6. Determination of any association between the major histo-compatibility complex and trypanotolerance that could then be used in practical selection programmes.

7. Determination of the relevance of future field research based on artificial challenge regimes, by measuring the phenotypic and genetic relationships found between the effects of natural and artificial challenge.

8. Identification of network sites with the highest challenge levels. These are where maximal progress will be possible if natural challenge is shown to be a prerequisite for selection on some criteria of trypanotolerance.

9. Scientific understanding of the factors affecting economic performance of trypanotolerant livestock in a wide range of production systems.

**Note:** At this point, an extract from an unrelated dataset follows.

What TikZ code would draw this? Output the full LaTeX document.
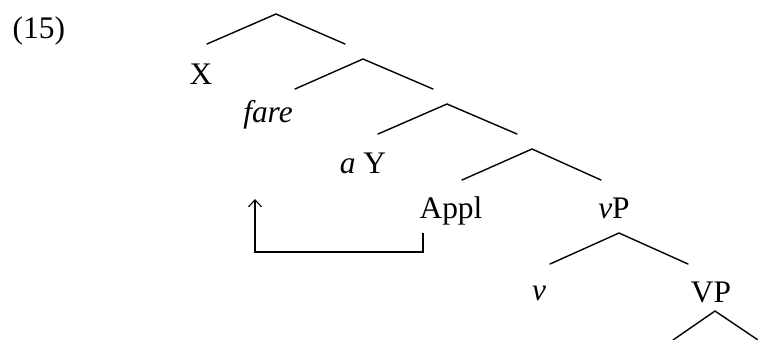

10. Development of a cadre of national scientists and technicians capable of increasing livestock productivity under trypanosomiasis risk and of providing further training to their colleagues.

In planning research operations, it is not always realized what an apparently straightforward decision, such as to manipulate animal groups in a site, means to our colleagues who are carrying out the field work. To obtain the highest possible exposure to natural challenge means that animals probably have to be moved to the most isolated, least developed area of the site, at a time of year when rains make travel very difficult. They then have to be very carefully recorded over perhaps a six-month period. It really requires dedication to operate in such circumstances. So our colleagues throughout the Network must be praised for the dedicated work they have put in over the past year. It is to be hoped that they can continue to find such enthusiasm and dedication over the next few years of our joint research programme.

Finally, the results presented at the meeting clearly suggest that further programme focussing and grouping of sites on a regional basis from 1988 onwards will allow optimal progress to be achieved. Thus sites in Gabon and Zaire appear best suited for research in genetic and animal breeding aspects; sites in The Gambia and Senegal for research in nutrition, reproduction and milk extraction; sites in Cote d'Ivoire and Burkina Faso for research involving the West African Shorthorn, interaction between trypanosomiasis and other diseases, and the effect of tsetse reduction on animal health and productivity; and associated sites in Ethiopia and Kenya for research on susceptible livestock and specific cattle groups that have demonstrated a degree of adaptation to a trypanosomiasis affected environment.